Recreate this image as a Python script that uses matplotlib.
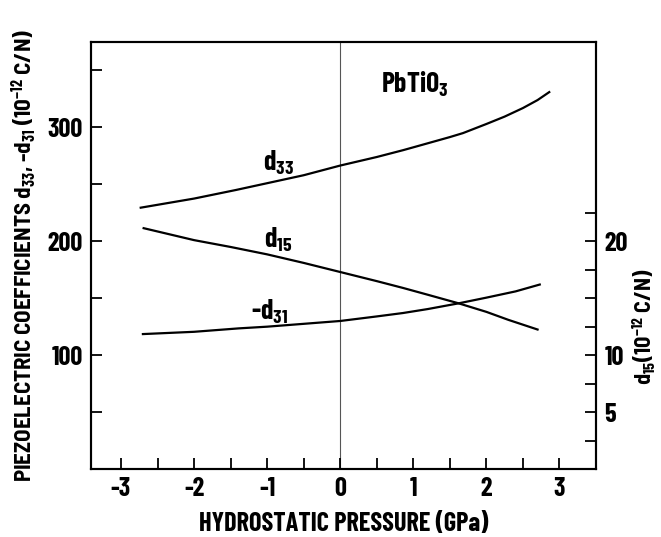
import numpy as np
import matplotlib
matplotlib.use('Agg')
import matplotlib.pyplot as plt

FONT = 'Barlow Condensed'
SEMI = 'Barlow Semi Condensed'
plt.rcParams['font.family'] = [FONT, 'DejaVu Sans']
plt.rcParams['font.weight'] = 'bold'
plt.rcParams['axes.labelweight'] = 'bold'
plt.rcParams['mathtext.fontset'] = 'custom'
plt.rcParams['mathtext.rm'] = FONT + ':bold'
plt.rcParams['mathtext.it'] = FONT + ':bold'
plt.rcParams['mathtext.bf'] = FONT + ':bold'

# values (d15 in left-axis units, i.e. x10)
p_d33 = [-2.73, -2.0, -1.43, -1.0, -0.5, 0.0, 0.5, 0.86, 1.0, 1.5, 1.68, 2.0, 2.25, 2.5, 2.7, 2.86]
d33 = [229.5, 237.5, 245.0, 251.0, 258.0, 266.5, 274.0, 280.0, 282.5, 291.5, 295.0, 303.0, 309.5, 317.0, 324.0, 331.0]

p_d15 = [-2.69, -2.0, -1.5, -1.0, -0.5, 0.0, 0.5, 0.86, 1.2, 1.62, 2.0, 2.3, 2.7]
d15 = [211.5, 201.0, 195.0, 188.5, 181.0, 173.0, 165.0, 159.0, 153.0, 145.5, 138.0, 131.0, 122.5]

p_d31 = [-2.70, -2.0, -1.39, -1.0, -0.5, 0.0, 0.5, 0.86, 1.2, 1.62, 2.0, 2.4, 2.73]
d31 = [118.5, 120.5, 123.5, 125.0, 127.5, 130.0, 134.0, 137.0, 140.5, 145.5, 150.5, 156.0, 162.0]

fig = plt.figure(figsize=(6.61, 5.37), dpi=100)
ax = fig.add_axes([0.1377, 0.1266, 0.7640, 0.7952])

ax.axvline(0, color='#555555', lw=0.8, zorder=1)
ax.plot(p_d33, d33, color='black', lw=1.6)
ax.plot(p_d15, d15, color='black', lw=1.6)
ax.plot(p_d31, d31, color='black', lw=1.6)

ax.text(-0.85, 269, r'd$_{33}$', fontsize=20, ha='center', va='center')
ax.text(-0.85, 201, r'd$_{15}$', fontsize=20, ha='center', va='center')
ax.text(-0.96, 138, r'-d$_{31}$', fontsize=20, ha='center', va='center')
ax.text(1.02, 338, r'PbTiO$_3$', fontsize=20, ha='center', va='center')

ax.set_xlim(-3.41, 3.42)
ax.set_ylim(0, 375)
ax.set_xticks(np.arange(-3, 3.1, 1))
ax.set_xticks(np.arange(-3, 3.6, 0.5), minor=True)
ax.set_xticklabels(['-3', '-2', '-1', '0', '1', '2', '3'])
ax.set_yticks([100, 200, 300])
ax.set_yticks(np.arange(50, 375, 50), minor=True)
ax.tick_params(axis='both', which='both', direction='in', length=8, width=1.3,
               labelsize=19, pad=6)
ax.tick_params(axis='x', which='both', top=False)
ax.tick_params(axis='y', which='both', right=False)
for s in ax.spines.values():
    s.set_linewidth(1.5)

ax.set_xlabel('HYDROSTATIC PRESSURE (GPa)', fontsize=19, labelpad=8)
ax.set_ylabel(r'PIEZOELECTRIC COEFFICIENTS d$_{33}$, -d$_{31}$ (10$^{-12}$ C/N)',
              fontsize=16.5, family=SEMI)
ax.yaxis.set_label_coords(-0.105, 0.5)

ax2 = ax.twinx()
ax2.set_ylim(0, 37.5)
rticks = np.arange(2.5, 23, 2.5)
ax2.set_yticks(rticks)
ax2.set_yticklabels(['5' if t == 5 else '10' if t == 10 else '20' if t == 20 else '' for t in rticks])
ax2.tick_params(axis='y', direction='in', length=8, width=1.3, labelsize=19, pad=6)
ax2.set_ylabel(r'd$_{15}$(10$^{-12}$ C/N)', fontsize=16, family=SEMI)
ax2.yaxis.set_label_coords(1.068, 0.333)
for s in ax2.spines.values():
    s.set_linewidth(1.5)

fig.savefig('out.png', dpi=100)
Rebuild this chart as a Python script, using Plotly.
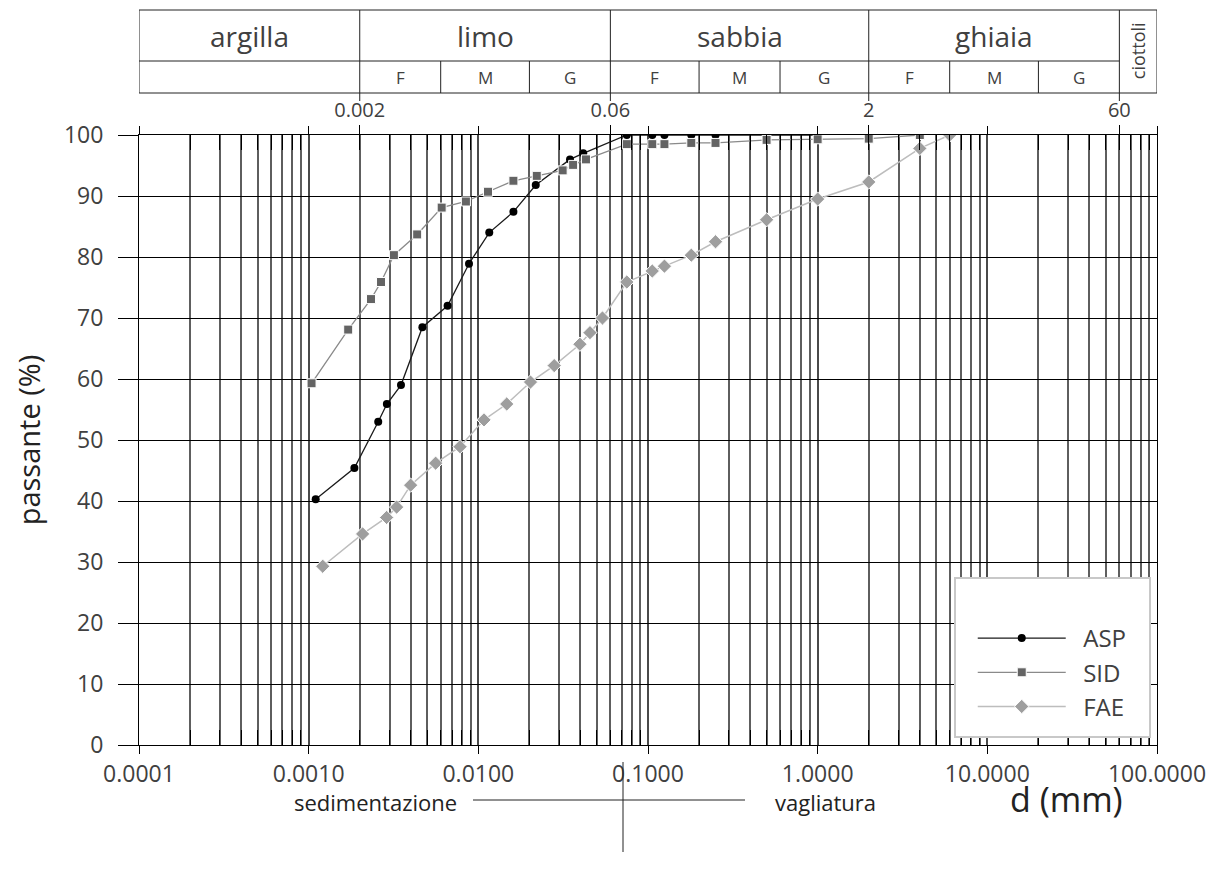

● ● ● ●

* **What the task requires**
Repeat each record exactly, with the pictures left out.

* **Response**
Recreate this image as a Python script that uses matplotlib.
import numpy as np
import matplotlib
matplotlib.use('Agg')
import matplotlib.pyplot as plt

FONT = 'Barlow Condensed'
SEMI = 'Barlow Semi Condensed'
plt.rcParams['font.family'] = [FONT, 'DejaVu Sans']
plt.rcParams['font.weight'] = 'bold'
plt.rcParams['axes.labelweight'] = 'bold'
plt.rcParams['mathtext.fontset'] = 'custom'
plt.rcParams['mathtext.rm'] = FONT + ':bold'
plt.rcParams['mathtext.it'] = FONT + ':bold'
plt.rcParams['mathtext.bf'] = FONT + ':bold'

# values (d15 in left-axis units, i.e. x10)
p_d33 = [-2.73, -2.0, -1.43, -1.0, -0.5, 0.0, 0.5, 0.86, 1.0, 1.5, 1.68, 2.0, 2.25, 2.5, 2.7, 2.86]
d33 = [229.5, 237.5, 245.0, 251.0, 258.0, 266.5, 274.0, 280.0, 282.5, 291.5, 295.0, 303.0, 309.5, 317.0, 324.0, 331.0]

p_d15 = [-2.69, -2.0, -1.5, -1.0, -0.5, 0.0, 0.5, 0.86, 1.2, 1.62, 2.0, 2.3, 2.7]
d15 = [211.5, 201.0, 195.0, 188.5, 181.0, 173.0, 165.0, 159.0, 153.0, 145.5, 138.0, 131.0, 122.5]

p_d31 = [-2.70, -2.0, -1.39, -1.0, -0.5, 0.0, 0.5, 0.86, 1.2, 1.62, 2.0, 2.4, 2.73]
d31 = [118.5, 120.5, 123.5, 125.0, 127.5, 130.0, 134.0, 137.0, 140.5, 145.5, 150.5, 156.0, 162.0]

fig = plt.figure(figsize=(6.61, 5.37), dpi=100)
ax = fig.add_axes([0.1377, 0.1266, 0.7640, 0.7952])

ax.axvline(0, color='#555555', lw=0.8, zorder=1)
ax.plot(p_d33, d33, color='black', lw=1.6)
ax.plot(p_d15, d15, color='black', lw=1.6)
ax.plot(p_d31, d31, color='black', lw=1.6)

ax.text(-0.85, 269, r'd$_{33}$', fontsize=20, ha='center', va='center')
ax.text(-0.85, 201, r'd$_{15}$', fontsize=20, ha='center', va='center')
ax.text(-0.96, 138, r'-d$_{31}$', fontsize=20, ha='center', va='center')
ax.text(1.02, 338, r'PbTiO$_3$', fontsize=20, ha='center', va='center')

ax.set_xlim(-3.41, 3.42)
ax.set_ylim(0, 375)
ax.set_xticks(np.arange(-3, 3.1, 1))
ax.set_xticks(np.arange(-3, 3.6, 0.5), minor=True)
ax.set_xticklabels(['-3', '-2', '-1', '0', '1', '2', '3'])
ax.set_yticks([100, 200, 300])
ax.set_yticks(np.arange(50, 375, 50), minor=True)
ax.tick_params(axis='both', which='both', direction='in', length=8, width=1.3,
               labelsize=19, pad=6)
ax.tick_params(axis='x', which='both', top=False)
ax.tick_params(axis='y', which='both', right=False)
for s in ax.spines.values():
    s.set_linewidth(1.5)

ax.set_xlabel('HYDROSTATIC PRESSURE (GPa)', fontsize=19, labelpad=8)
ax.set_ylabel(r'PIEZOELECTRIC COEFFICIENTS d$_{33}$, -d$_{31}$ (10$^{-12}$ C/N)',
              fontsize=16.5, family=SEMI)
ax.yaxis.set_label_coords(-0.105, 0.5)

ax2 = ax.twinx()
ax2.set_ylim(0, 37.5)
rticks = np.arange(2.5, 23, 2.5)
ax2.set_yticks(rticks)
ax2.set_yticklabels(['5' if t == 5 else '10' if t == 10 else '20' if t == 20 else '' for t in rticks])
ax2.tick_params(axis='y', direction='in', length=8, width=1.3, labelsize=19, pad=6)
ax2.set_ylabel(r'd$_{15}$(10$^{-12}$ C/N)', fontsize=16, family=SEMI)
ax2.yaxis.set_label_coords(1.068, 0.333)
for s in ax2.spines.values():
    s.set_linewidth(1.5)

fig.savefig('out.png', dpi=100)
Rebuild this chart as a Python script, using Plotly.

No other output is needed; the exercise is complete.